## TASK TO COMPLETE
Look through the data below. Show each line where the string "this" occurs.

Records with drawing code:
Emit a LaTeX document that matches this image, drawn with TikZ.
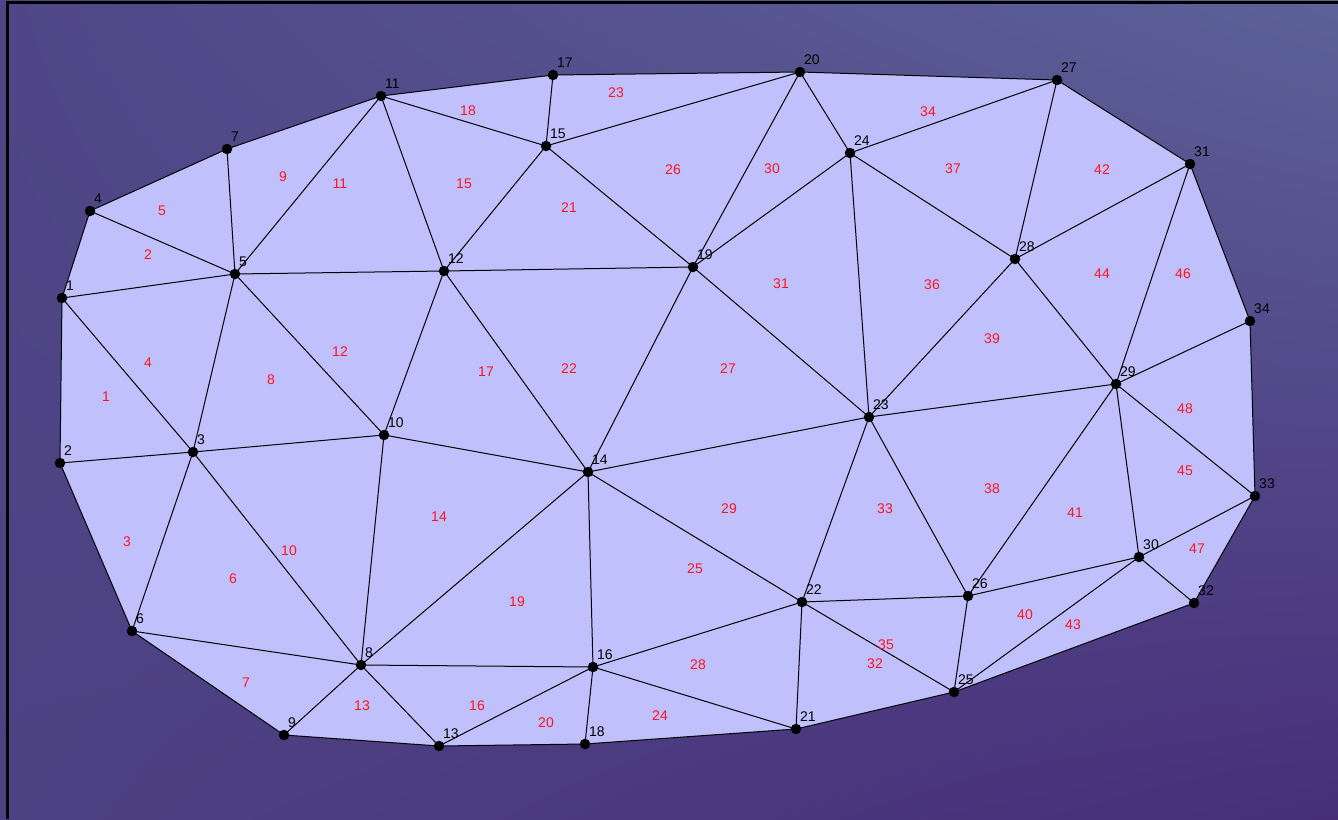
\documentclass[tikz,border=0pt]{standalone}
\usepackage{fontspec}
\setmainfont{Liberation Sans}
\usetikzlibrary{backgrounds,shadings}
\definecolor{meshfill}{RGB}{192,192,252}
\definecolor{bgUL}{RGB}{80,70,135}
\definecolor{bgUR}{RGB}{92,98,152}
\definecolor{bgLL}{RGB}{76,66,130}
\definecolor{bgLR}{RGB}{72,46,122}
\definecolor{trired}{RGB}{255,20,30}
\tikzset{
  vdot/.style={circle,fill=black,inner sep=0pt,minimum size=10.5pt},
  vlbl/.style={anchor=base west,inner sep=0pt,font=\fontsize{14}{16}\selectfont,text=black},
  trilbl/.style={inner sep=0pt,font=\fontsize{14}{16}\selectfont,text=trired},
  edge/.style={draw=black,line width=1pt},
}
\begin{document}
\begin{tikzpicture}[x=1pt,y=-1pt]
\useasboundingbox (0,0) rectangle (1338,819);
\foreach \i/\x/\y in {1/62/298,2/60/463,3/193/452,4/90/211,5/235/274,6/132/631,7/227/149,8/361/665,9/284/735,10/384/435,11/381/96,12/444/271,13/439/746,14/588/472,15/546/146,16/593/667,17/553/75,18/585/744,19/693/267,20/800/72,21/796/729,22/802/602,23/869/417,24/850/153,25/954/692,26/968/596,27/1057/80,28/1015/259,29/1116/384,30/1139/557,31/1190/164,32/1194/603,33/1255/496,34/1250/321}
{
  \node[vdot] (n\i) at (\x,\y) {};
  \node[vlbl] (l\i) at ([xshift=4pt,yshift=7.5pt]n\i.center) {\i};
}
\begin{pgfonlayer}{background}
  \shade[upper left=bgUL,upper right=bgUR,lower left=bgLL,lower right=bgLR] (0,0) rectangle (1338,819);
  \fill[meshfill] (n1.center) -- (n2.center) -- (n6.center) -- (n9.center) -- (n13.center) -- (n18.center) -- (n21.center) -- (n25.center) -- (n32.center) -- (n33.center) -- (n34.center) -- (n31.center) -- (n27.center) -- (n20.center) -- (n17.center) -- (n11.center) -- (n7.center) -- (n4.center) -- cycle;
  \draw[line width=3pt,black] (7.5,819) -- (7.5,2.5) -- (1338,2.5);
  \foreach \a/\b in {1/2,2/6,6/9,9/13,13/18,18/21,21/25,25/32,32/33,33/34,34/31,31/27,27/20,20/17,17/11,11/7,7/4,4/1,
    1/3,2/3,1/5,4/5,3/5,3/6,3/8,3/10,5/7,5/10,5/11,5/12,6/8,8/9,8/13,8/10,8/14,8/16,10/12,10/14,11/12,11/15,12/15,12/14,12/19,13/16,15/17,15/19,15/20,14/16,14/19,14/22,14/23,16/18,16/21,16/22,19/20,19/23,19/24,20/24,21/22,22/23,22/25,22/26,23/24,23/26,23/28,23/29,24/27,24/28,25/26,25/30,26/29,26/30,27/28,28/29,28/31,29/30,29/31,29/33,29/34,30/33,30/32}
    \draw[edge] (n\a.center) -- (n\b.center);
\end{pgfonlayer}
\foreach \t/\x/\y in {1/106/397,2/148/255,3/127/542,4/148/363,5/162/211,6/233/579,7/246/683,8/271/380,9/283/177,10/289/551,11/340/184,12/340/352,13/362/706,14/439/517,15/464/184,16/477/706,17/486/372,18/468/111,19/517/602,20/546/723,21/569/208,22/569/369,23/616/93,24/660/716,25/695/569,26/673/170,27/728/369,28/698/665,29/729/509,30/772/169,31/781/284,32/875/664,33/885/509,34/928/112,35/886/645,36/932/285,37/953/169,38/992/489,39/992/339,40/1025/615,41/1075/513,42/1102/170,43/1073/625,44/1102/274,45/1185/471,46/1183/274,47/1197/549,48/1185/409}
  \node[trilbl] (t\t) at (\x,\y) {\t};
\end{tikzpicture}
\end{document}
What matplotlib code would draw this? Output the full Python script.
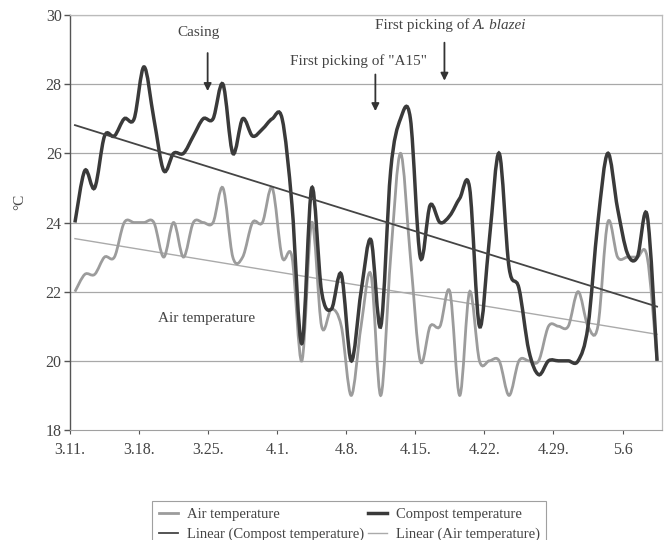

## OUTPUT BELOW
Emit a LaTeX document that matches this image, drawn with TikZ.
What matplotlib code would draw this? Output the full Python script.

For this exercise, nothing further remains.